_Directions_. Find the line with "Recreate this image" and the line with "minimum width=70pt, minimum", then repeat both of them and every line in between exactly. Omit the pictures.

_Stored rows_.
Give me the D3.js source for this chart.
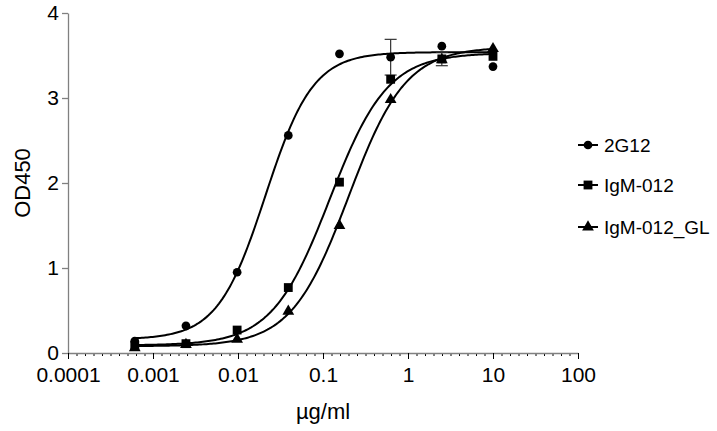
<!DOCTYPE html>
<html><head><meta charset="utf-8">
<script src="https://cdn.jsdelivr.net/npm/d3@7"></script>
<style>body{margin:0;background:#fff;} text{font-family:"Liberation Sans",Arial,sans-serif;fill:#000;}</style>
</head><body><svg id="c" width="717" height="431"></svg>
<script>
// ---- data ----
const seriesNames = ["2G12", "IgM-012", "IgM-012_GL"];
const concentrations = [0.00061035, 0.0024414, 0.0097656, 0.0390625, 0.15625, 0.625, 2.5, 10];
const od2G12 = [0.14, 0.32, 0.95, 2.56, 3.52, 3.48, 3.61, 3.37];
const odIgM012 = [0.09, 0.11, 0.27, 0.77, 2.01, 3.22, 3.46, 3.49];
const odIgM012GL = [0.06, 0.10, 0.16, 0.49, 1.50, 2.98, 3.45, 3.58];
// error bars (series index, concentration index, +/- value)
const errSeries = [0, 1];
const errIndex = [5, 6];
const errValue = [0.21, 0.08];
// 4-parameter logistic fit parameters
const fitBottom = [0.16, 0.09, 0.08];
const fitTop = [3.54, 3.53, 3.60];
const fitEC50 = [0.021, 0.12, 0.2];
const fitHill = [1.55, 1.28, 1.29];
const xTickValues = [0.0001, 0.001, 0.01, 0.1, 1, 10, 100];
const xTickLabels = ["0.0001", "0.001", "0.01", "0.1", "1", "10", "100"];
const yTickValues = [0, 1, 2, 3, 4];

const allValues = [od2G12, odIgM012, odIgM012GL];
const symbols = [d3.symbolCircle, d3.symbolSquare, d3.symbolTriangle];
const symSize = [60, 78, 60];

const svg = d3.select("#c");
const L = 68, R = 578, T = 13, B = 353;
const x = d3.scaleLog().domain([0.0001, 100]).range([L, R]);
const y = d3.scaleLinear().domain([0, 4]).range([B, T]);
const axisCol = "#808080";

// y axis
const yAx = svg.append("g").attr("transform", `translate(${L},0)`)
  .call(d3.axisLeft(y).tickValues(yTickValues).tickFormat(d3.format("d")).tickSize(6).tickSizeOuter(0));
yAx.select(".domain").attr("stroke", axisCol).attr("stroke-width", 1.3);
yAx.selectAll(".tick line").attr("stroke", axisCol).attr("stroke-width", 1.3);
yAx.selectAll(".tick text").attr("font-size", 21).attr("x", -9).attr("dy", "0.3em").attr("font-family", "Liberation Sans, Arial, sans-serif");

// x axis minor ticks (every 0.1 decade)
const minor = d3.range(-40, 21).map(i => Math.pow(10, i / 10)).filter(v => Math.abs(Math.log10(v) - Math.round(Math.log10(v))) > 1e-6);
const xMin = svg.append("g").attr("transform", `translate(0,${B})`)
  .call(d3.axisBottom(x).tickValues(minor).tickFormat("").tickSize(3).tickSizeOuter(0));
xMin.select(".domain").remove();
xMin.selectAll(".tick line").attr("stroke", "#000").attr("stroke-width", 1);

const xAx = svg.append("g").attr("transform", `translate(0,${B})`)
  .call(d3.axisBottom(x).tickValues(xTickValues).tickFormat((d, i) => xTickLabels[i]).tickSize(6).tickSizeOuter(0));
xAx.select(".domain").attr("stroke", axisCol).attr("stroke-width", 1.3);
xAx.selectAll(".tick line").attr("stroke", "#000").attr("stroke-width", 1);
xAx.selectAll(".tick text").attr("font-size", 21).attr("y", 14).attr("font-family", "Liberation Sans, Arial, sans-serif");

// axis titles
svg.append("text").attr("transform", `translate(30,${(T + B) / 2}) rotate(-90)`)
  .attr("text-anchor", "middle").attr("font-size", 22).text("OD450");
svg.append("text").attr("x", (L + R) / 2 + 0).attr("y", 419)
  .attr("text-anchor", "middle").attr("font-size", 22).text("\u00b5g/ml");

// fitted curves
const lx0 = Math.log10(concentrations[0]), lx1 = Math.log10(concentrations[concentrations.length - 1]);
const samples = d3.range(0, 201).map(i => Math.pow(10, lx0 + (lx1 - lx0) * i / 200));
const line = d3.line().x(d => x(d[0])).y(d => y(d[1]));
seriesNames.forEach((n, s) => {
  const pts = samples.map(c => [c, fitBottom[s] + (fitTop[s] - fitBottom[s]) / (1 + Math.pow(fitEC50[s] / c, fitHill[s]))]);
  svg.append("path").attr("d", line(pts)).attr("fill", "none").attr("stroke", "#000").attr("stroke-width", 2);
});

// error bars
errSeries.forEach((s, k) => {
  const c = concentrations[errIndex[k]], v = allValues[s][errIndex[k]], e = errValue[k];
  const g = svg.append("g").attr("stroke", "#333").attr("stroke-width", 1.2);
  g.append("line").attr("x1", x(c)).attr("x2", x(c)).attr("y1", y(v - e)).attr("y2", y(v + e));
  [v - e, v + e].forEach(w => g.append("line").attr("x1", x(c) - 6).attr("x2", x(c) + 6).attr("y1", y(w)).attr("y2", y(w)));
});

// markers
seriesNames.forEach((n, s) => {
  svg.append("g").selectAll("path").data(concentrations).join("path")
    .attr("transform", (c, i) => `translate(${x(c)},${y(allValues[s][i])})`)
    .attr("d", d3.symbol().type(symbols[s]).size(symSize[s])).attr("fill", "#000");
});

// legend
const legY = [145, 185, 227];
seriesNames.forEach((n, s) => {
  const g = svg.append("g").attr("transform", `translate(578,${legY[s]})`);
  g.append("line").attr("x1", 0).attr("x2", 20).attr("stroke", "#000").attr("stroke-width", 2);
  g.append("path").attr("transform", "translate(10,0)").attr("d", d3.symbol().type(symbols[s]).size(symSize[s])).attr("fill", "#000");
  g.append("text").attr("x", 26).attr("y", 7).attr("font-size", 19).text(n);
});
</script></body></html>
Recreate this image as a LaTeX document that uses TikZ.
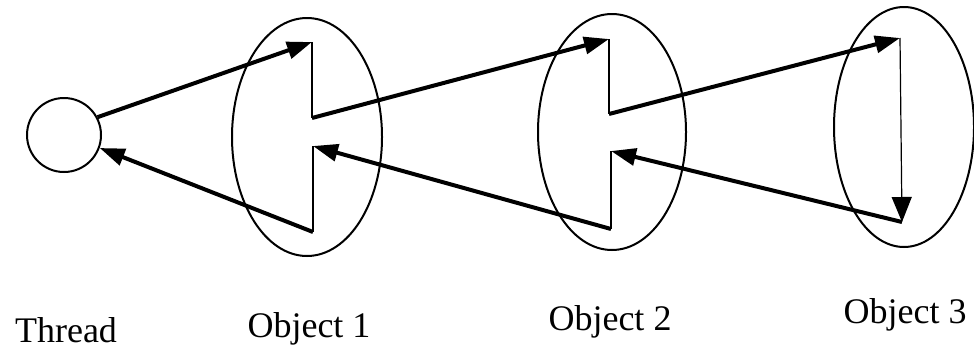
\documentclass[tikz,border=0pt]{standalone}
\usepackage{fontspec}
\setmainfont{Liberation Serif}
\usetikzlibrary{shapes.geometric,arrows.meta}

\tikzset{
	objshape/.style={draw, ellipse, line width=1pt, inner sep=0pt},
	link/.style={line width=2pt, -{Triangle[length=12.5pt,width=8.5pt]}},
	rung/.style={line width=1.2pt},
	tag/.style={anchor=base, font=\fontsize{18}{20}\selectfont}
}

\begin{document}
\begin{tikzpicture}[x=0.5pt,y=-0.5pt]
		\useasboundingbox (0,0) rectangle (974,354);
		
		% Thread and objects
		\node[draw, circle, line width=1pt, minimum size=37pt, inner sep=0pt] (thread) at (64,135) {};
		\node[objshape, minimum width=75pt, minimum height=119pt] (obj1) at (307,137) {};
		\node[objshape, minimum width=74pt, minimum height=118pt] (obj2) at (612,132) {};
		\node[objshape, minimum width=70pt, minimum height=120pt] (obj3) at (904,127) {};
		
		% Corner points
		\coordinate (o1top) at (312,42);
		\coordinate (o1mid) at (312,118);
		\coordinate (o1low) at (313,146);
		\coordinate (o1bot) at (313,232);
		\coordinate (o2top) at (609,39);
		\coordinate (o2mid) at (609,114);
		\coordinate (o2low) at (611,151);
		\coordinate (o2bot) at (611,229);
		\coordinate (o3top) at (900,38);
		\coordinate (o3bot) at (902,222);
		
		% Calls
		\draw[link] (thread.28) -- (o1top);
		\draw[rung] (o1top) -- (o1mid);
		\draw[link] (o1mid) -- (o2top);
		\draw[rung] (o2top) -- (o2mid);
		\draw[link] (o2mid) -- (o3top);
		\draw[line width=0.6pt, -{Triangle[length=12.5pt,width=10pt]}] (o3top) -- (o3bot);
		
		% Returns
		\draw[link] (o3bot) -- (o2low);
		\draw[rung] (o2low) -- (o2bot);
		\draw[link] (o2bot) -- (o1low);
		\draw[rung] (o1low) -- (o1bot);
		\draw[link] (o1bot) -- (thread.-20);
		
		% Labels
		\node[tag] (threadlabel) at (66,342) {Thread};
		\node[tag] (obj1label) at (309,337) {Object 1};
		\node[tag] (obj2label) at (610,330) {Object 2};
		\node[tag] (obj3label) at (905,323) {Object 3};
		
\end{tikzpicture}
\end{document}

_Output_.
Recreate this image as a LaTeX document that uses TikZ.
\documentclass[tikz,border=0pt]{standalone}
\usepackage{fontspec}
\setmainfont{Liberation Serif}
\usetikzlibrary{shapes.geometric,arrows.meta}

\tikzset{
	objshape/.style={draw, ellipse, line width=1pt, inner sep=0pt},
	link/.style={line width=2pt, -{Triangle[length=12.5pt,width=8.5pt]}},
	rung/.style={line width=1.2pt},
	tag/.style={anchor=base, font=\fontsize{18}{20}\selectfont}
}

\begin{document}
\begin{tikzpicture}[x=0.5pt,y=-0.5pt]
		\useasboundingbox (0,0) rectangle (974,354);
		
		% Thread and objects
		\node[draw, circle, line width=1pt, minimum size=37pt, inner sep=0pt] (thread) at (64,135) {};
		\node[objshape, minimum width=75pt, minimum height=119pt] (obj1) at (307,137) {};
		\node[objshape, minimum width=74pt, minimum height=118pt] (obj2) at (612,132) {};
		\node[objshape, minimum width=70pt, minimum height=120pt] (obj3) at (904,127) {};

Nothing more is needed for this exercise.